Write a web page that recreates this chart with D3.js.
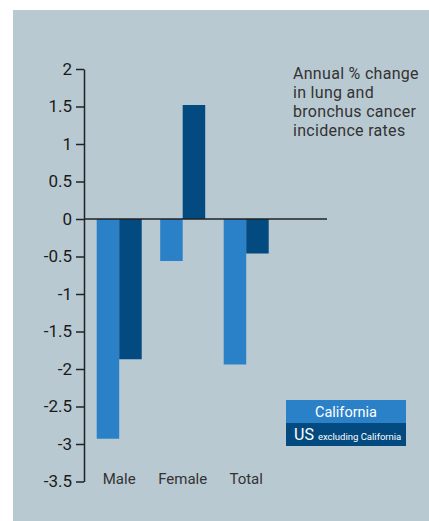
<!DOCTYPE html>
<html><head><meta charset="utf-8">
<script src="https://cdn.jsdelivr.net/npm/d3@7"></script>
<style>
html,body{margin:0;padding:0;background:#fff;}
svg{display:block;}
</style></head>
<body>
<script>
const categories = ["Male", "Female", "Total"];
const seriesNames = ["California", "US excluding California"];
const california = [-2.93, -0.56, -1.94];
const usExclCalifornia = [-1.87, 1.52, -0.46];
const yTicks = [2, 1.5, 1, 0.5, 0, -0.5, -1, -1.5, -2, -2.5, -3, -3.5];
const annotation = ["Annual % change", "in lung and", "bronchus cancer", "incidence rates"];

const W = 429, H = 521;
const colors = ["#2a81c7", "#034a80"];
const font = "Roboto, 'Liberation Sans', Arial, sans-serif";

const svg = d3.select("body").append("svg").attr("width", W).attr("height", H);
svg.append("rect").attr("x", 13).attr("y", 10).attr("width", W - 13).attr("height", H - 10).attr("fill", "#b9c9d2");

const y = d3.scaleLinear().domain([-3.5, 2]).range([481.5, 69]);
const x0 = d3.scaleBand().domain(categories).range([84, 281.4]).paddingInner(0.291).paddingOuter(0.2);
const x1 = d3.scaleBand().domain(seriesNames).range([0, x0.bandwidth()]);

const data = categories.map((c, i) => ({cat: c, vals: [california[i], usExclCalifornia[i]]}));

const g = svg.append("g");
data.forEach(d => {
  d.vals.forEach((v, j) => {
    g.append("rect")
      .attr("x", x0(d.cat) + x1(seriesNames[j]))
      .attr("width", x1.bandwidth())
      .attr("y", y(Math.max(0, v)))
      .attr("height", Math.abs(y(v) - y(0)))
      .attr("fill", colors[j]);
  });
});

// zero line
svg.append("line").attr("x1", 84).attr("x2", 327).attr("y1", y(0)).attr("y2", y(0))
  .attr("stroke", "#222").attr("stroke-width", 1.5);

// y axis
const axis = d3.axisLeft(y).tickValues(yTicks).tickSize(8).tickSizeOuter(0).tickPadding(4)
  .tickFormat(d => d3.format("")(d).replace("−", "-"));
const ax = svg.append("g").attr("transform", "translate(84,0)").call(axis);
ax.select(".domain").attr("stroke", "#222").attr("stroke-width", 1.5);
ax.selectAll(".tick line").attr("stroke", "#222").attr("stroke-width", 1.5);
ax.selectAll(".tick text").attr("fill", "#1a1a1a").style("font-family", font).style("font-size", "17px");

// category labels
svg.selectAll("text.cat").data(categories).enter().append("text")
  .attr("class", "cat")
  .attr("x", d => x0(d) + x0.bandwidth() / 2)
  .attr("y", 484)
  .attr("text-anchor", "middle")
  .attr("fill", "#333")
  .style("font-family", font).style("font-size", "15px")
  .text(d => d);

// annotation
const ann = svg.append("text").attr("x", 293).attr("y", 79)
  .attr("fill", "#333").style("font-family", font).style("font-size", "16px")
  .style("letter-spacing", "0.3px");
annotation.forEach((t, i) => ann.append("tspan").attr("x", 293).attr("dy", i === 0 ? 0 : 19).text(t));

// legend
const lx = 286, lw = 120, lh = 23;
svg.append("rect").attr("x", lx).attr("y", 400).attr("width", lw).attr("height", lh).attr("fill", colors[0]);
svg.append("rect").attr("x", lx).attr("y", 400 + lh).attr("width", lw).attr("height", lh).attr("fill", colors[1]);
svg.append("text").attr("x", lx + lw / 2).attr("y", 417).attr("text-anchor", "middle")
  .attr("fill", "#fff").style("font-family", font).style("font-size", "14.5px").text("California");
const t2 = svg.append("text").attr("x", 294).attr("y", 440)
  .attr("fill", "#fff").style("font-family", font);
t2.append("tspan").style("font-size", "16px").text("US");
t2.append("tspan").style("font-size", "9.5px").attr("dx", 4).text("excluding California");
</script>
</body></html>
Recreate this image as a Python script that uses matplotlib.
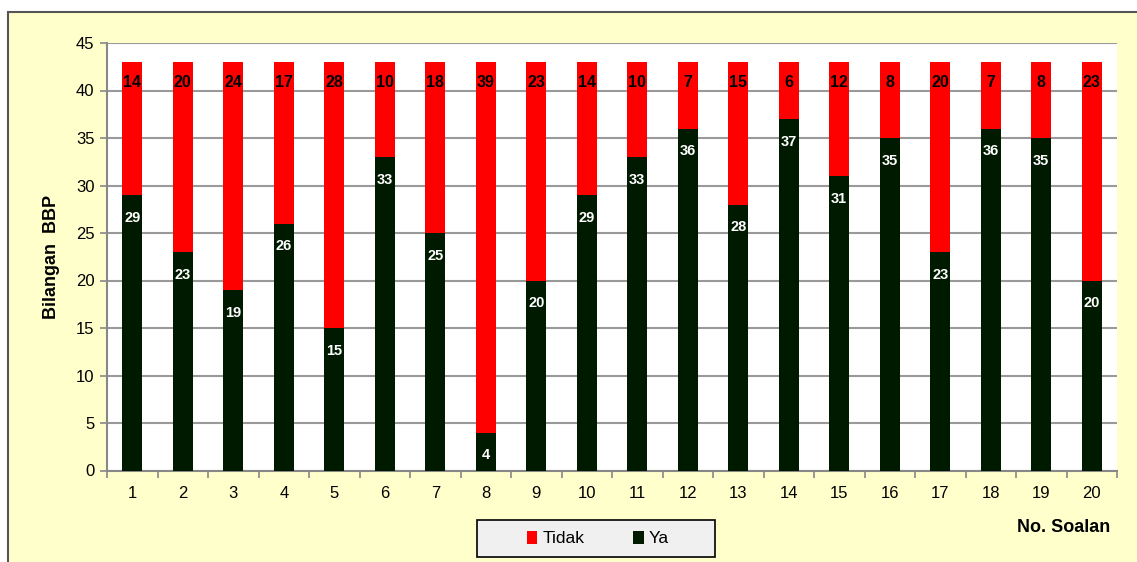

Aim: Leave the pictures out and write out every entry exactly as given.

Answer for the task:
Write a web page that recreates this chart with D3.js.
<!DOCTYPE html>
<html><head><meta charset="utf-8">
<script src="https://cdn.jsdelivr.net/npm/d3@7"></script>
<style>
html,body{margin:0;padding:0;background:#fff;}
svg{display:block;}
</style></head>
<body>
<script>
const categories = ["Male", "Female", "Total"];
const seriesNames = ["California", "US excluding California"];
const california = [-2.93, -0.56, -1.94];
const usExclCalifornia = [-1.87, 1.52, -0.46];
const yTicks = [2, 1.5, 1, 0.5, 0, -0.5, -1, -1.5, -2, -2.5, -3, -3.5];
const annotation = ["Annual % change", "in lung and", "bronchus cancer", "incidence rates"];

const W = 429, H = 521;
const colors = ["#2a81c7", "#034a80"];
const font = "Roboto, 'Liberation Sans', Arial, sans-serif";

const svg = d3.select("body").append("svg").attr("width", W).attr("height", H);
svg.append("rect").attr("x", 13).attr("y", 10).attr("width", W - 13).attr("height", H - 10).attr("fill", "#b9c9d2");

const y = d3.scaleLinear().domain([-3.5, 2]).range([481.5, 69]);
const x0 = d3.scaleBand().domain(categories).range([84, 281.4]).paddingInner(0.291).paddingOuter(0.2);
const x1 = d3.scaleBand().domain(seriesNames).range([0, x0.bandwidth()]);

const data = categories.map((c, i) => ({cat: c, vals: [california[i], usExclCalifornia[i]]}));

const g = svg.append("g");
data.forEach(d => {
  d.vals.forEach((v, j) => {
    g.append("rect")
      .attr("x", x0(d.cat) + x1(seriesNames[j]))
      .attr("width", x1.bandwidth())
      .attr("y", y(Math.max(0, v)))
      .attr("height", Math.abs(y(v) - y(0)))
      .attr("fill", colors[j]);
  });
});

// zero line
svg.append("line").attr("x1", 84).attr("x2", 327).attr("y1", y(0)).attr("y2", y(0))
  .attr("stroke", "#222").attr("stroke-width", 1.5);

// y axis
const axis = d3.axisLeft(y).tickValues(yTicks).tickSize(8).tickSizeOuter(0).tickPadding(4)
  .tickFormat(d => d3.format("")(d).replace("−", "-"));
const ax = svg.append("g").attr("transform", "translate(84,0)").call(axis);
ax.select(".domain").attr("stroke", "#222").attr("stroke-width", 1.5);
ax.selectAll(".tick line").attr("stroke", "#222").attr("stroke-width", 1.5);
ax.selectAll(".tick text").attr("fill", "#1a1a1a").style("font-family", font).style("font-size", "17px");

// category labels
svg.selectAll("text.cat").data(categories).enter().append("text")
  .attr("class", "cat")
  .attr("x", d => x0(d) + x0.bandwidth() / 2)
  .attr("y", 484)
  .attr("text-anchor", "middle")
  .attr("fill", "#333")
  .style("font-family", font).style("font-size", "15px")
  .text(d => d);

// annotation
const ann = svg.append("text").attr("x", 293).attr("y", 79)
  .attr("fill", "#333").style("font-family", font).style("font-size", "16px")
  .style("letter-spacing", "0.3px");
annotation.forEach((t, i) => ann.append("tspan").attr("x", 293).attr("dy", i === 0 ? 0 : 19).text(t));

// legend
const lx = 286, lw = 120, lh = 23;
svg.append("rect").attr("x", lx).attr("y", 400).attr("width", lw).attr("height", lh).attr("fill", colors[0]);
svg.append("rect").attr("x", lx).attr("y", 400 + lh).attr("width", lw).attr("height", lh).attr("fill", colors[1]);
svg.append("text").attr("x", lx + lw / 2).attr("y", 417).attr("text-anchor", "middle")
  .attr("fill", "#fff").style("font-family", font).style("font-size", "14.5px").text("California");
const t2 = svg.append("text").attr("x", 294).attr("y", 440)
  .attr("fill", "#fff").style("font-family", font);
t2.append("tspan").style("font-size", "16px").text("US");
t2.append("tspan").style("font-size", "9.5px").attr("dx", 4).text("excluding California");
</script>
</body></html>
Recreate this image as a Python script that uses matplotlib.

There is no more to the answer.